“It's a heartless show, and that is maybe what I hate the most about it.”
I hate Succession.
I know I’m supposed to like Succession. There’s this prevailing whiff of compulsory appeal that radiates from every scene — it’s not quite desperate, but it is unrelenting. It’s thirsty, this burning desire to be adored like a passive god. It’s a bit cheap, like an Instagram post of a slice of trendy pizza, where the pepperoni is expertly placed just so in order to trigger an all-too-predictable craving. I know I’m supposed to like it, but I just don’t really fucking like it.
Here’s the thing. I didn’t watch Succession when everyone else was watching it, not because I was too good for it, but because I was busy watching Monk for the 700th time in a row. (I like Monk more than I enjoyed Succession. I’m not ashamed of telling anyone that, but I am afraid of telling everyone that). I waited until the spring of 2024 – a season of new growth and opportunity – to watch Succession for the first time, after the sun had set on the Roy family and the live reacts on Twitter stopped hitting.
Succession is fine if you just want to watch TV for the meme fodder. It’s like if the self-identification ethos of “she’s just like me fr” were struck by lightning and turned into a real boy. The show is primarily an elaborate comedy showcase, and that’s fine, I guess, if you don’t know about YouTube compilations of Veep insults. This isn’t necessarily a bad thing; Amidst its four season-run, Succession It offered one of those rare cultural moments where, if you logged onto the right social media platform at the right time, it would change your life.
I wanted to really like it. After all, you’ve got Alan Ruck, the good Culkin and Jeremy Strong going full Daniel Day-Lewis just to play a man who seems like he tried to get verified on the Jeremy Renner App. I get that they’re playing all bad people, and they all hate each other, that this is a show about wealthy white people you’re not supposed to like. It’s a show about craving the meat of the rich — do you hate them while also secretly aspiring to be like them? Lifestyle content as old as time!
But if you cut out the participatory fun of the buzz and fandom, there’s simply not much left. How anyone watched that first episode and decided that this was the thing we were going to turn into a cultural movement is beyond me. (There’s this idea of the laundry test: how long will it take you to start thinking about the laundry while reading, watching or engaging in any given thing? Like ten minutes into the pilot, I actively started to think about folding socks). As for the rest of its run, it only ever felt exceptionally…fine?
I kept waiting for it to hit, and then I realized I was just waiting to see the context for memes I half-remembered get filled in (a problem shared by the Barbie movie, another property that turned out to be overwhelmingly just fine). More people need to admit that this is the central viewing experience of Succession: you were either waiting for a good moment to screen grab and turn into a meme, or you are now watching to understand the deeper meme lore. No one actually talks to each other in this show, every sentence is delivered like a bitter slap in the face. Oh, we’re not supposed to like any of these people? Yeah, I think I got that.

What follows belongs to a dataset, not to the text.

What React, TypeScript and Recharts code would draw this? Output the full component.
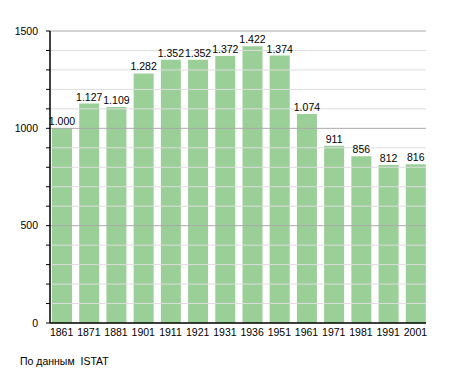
import React from 'react';
import { BarChart, Bar, XAxis, YAxis, ReferenceLine, LabelList } from 'recharts';

const years = ['1861', '1871', '1881', '1901', '1911', '1921', '1931', '1936', '1951', '1961', '1971', '1981', '1991', '2001'];
const population = [1000, 1127, 1109, 1282, 1352, 1352, 1372, 1422, 1374, 1074, 911, 856, 812, 816];
const yTicks = [0, 100, 200, 300, 400, 500, 600, 700, 800, 900, 1000, 1100, 1200, 1300, 1400, 1500];
const majorTicks = [500, 1000, 1500];
const sourceText = 'По данным  ISTAT';

const data = years.map((y, i) => ({ year: y, value: population[i] }));

const fmt = (v: number) => {
  const s = String(v);
  return v >= 1000 ? s.slice(0, s.length - 3) + '.' + s.slice(s.length - 3) : s;
};

const FONT = '"Liberation Sans", Arial, sans-serif';

export default function App() {
  return (
    <div style={{ position: 'absolute', left: 0, top: 0, width: 455, height: 373, background: '#fff', fontFamily: FONT }}>
      <BarChart
        width={455}
        height={373}
        data={data}
        margin={{ top: 31, right: 29, bottom: 30, left: 0 }}
        barSize={20}
        style={{ fontFamily: FONT }}
      >
        {yTicks.filter((t) => t > 0).map((t) => (
          <ReferenceLine
            key={t}
            y={t}
            stroke={majorTicks.includes(t) ? '#aaaaaa' : '#dddddd'}
            strokeWidth={1}
            ifOverflow="extendDomain"
          />
        ))}
        <XAxis
          dataKey="year"
          tickLine={false}
          axisLine={{ stroke: '#000', strokeWidth: 1.5 }}
          tick={{ fontSize: 10.5, fill: '#000', fontFamily: FONT }}
          tickMargin={0}
          interval={0}
          height={20}
          padding={{ left: -2, right: -3 }}
        />
        <YAxis
          domain={[0, 1500]}
          ticks={yTicks}
          interval={0}
          width={50}
          tickSize={4}
          tickMargin={8}
          tickLine={{ stroke: '#000' }}
          axisLine={{ stroke: '#000', strokeWidth: 1.5 }}
          tick={{ fontSize: 10.5, fill: '#000', fontFamily: FONT }}
          tickFormatter={(v: number) => (v % 500 === 0 ? String(v) : '')}
        />
        <Bar dataKey="value" fill="#9bcf98" isAnimationActive={false}>
          <LabelList
            dataKey="value"
            position="top"
            offset={3}
            formatter={(v: number) => fmt(v)}
            style={{ fontSize: 10.5, fill: '#000', fontFamily: FONT }}
          />
        </Bar>
      </BarChart>
      <div style={{ position: 'absolute', left: 20, top: 355, fontSize: 10.5, color: '#000', whiteSpace: 'pre', fontFamily: FONT }}>
        {sourceText}
      </div>
    </div>
  );
}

There’s something in the supposedly groundbreaking portrayal of flawed people who exist in dioramas of privilege that ultimately rings hollow. Succession banks on pointing out the well-trod irony of an upper class that enjoys unbelievable privilege while remaining no more interesting because of it. Everyone is flawed and damaged and broken and hurting and lashing out, loudly announcing every slap. Everyone wants something, but we never really know why, and we’re not really supposed to ask, because wanting more wealth and wanting more everything is the whole point of already having everything. Don’t you get it? I get it. I get it. I just fucking don’t like it.
I won’t question why Succession gets all the praise that many other shows deserve (cough, media groupthink, cough), but there are far better pieces of culture giving us portrayals of flawed and imperfect people who don’t all sit around in “quiet luxury-coded” spaces that actually just look like upscaled IKEA showrooms.” I’m sure that, by the end of the show, the various members of the Roy family feel a tiny bit more fleshed out and real. I just never got there, because I couldn’t bring myself to care!
It's a heartless show, and that is maybe what I hate the most about it. It’s a piñata spree all the way down; once you scrape all the jokes off, it’s clear that Succession never feels the need to question what it might mean to need something beyond hollow validation and meaningless wealth. Like its characters, the show is so self-hating that it gets tedious, fast. I hate it because I’m supposed to like this, but it’s just not actually interesting enough to keep my mind off the laundry.
—Kerry Castellabate
TIL that Jeremy Renner had an app, which is truly the comedic gift that keeps on giving. Why isn't this referenced more often? Gold. Also, turns out I love Succession to the point that I even love reading about hating it – so cheers.
I came because of the hype. I stayed because of the portrayal of generational trauma cycles and how hard they can be to break.